Samuel Fuller inszeniert seinen Film klug und gleichzeitig einfach lesbar. Einerseits nutzt er die eben beschriebene als eine sinnvolle Klammer zu Beginn und zum Schluss des Films. Andererseits spiegelt er sogar die Moral der Soldaten auf beiden Seiten, sobald die Geschichte in den Zweiten Weltkrieg zieht. Lee Marvin (Heißes Eisen), der den Sergeant schön qualmend darstellt - ist sich sicher, dass Gegner nicht ermordet, sondern getötet werden. Ebenso denkt auch Schroeder, gespielt von Siegfried Rauch (Patton), der brutale Vollblutnazi auf der gegnerischen Seite. Der einzige Unterschied: Für Schroeder sind auch Abweichler in den eigenen Reihen Gegner, die getötet werden müssen. Nicht ermordet. Das scheint schon alles zu sein, was die Soldaten dazu bringt, ihre moralischen Bedenken abzulegen. Zumindest gibt es zunächst keine weiteren Fragen. So lange, bis auf dem Schlachtfeld die Kollegen reihenweise umgemäht werden. Bis sich die Leichen stapeln, Köpfe vom Druck der Panzerketten platzen und ein anonymer Soldat nach dem nächsten ins Fegefeuer kommandiert wird. Gott wird auf dich warten.

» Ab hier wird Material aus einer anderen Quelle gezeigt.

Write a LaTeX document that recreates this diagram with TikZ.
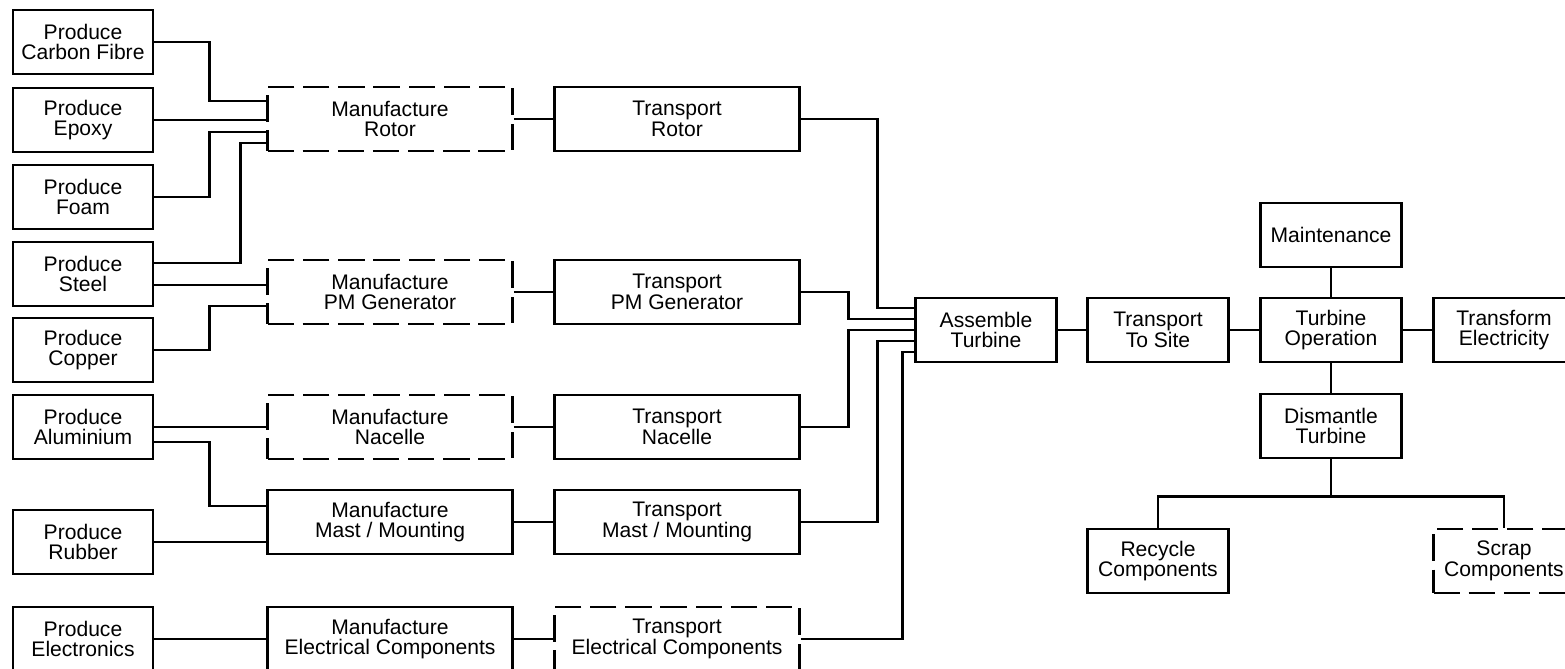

Der Film folgt der ersten Infanterie bei fünf Einsätzen. Von Tunesien über Italien, nach Frankreich, England und in die ehemalige Tschechoslowakei zur Befreiung des KZ Falkenau. Fuller war damals persönlich an der Befreiung beteiligt und hat den gesamten Prozess gefilmt. Zu Zeiten des Drehs von The Big Red One (35 Jahre nach dem Krieg) war er immer noch nicht bereit, das Material zu bearbeiten. Erst weitere drei Jahre später wurden seine Aufnahmen veröffentlicht. Hier zeigt er eine abgewandelte, emotional aufgeladene Version. Den Soldaten wird der letzte Funken an Kraft gezogen, das letzte Bisschen an menschlicher Moral ist schon lange verreckt. Unzählige Kugeln werden in die deutschen Soldaten gepumpt, die sich in den Krematorien verstecken. Irgendwie bringt es irgendwo Genugtuung, dieses Kriegsverbrechen. Fuller ist sich dieser Zwickmühle bewusst und zeigt dennoch Verständnis für die extreme Vergeltungstat. Es ist ein verzweifeltes Seufzen der Hilflosigkeit. Ein Junge wird aus dem KZ gerettet. Sein Leben außerhalb der Zäune und Drähte könnte beginnen. Ein Leben in Freiheit wird der Junge aber bis zu seinem Tode nicht haben.

Fazit

Mit „The Big Red One“ verarbeitet Samuel Fuller seine eigenen Erfahrungen als Soldat im Zweiten Weltkrieg. Er versammelt Bilder flammender Hitze und größten Schreckens, wenn der Sergeant nach und nach seine Soldaten in den sicheren Tod schicken lässt. Natürlich serviert Fuller dem Zuschauer hier keine Helden. Stattdessen zeigt er auf, dass die Soldaten nur Instrumente zur Rache sind - oder eben menschliche Zielscheiben. Dabei gelangen Fuller Bilder, die man so schnell nicht vergisst und vor Relevanz nur so strotzen - auch beinahe vierzig Jahre später. Einzig der versöhnliche Schluss mag nicht so recht zu dem Film passen. Fuller selbst mochte die knapp zweistündigen Version seines Films nicht. Näher mag ihm wohl die beinahe dreistündige Version kommen, die jedoch nicht mehr zu seinen Lebzeiten veröffentlicht wurde.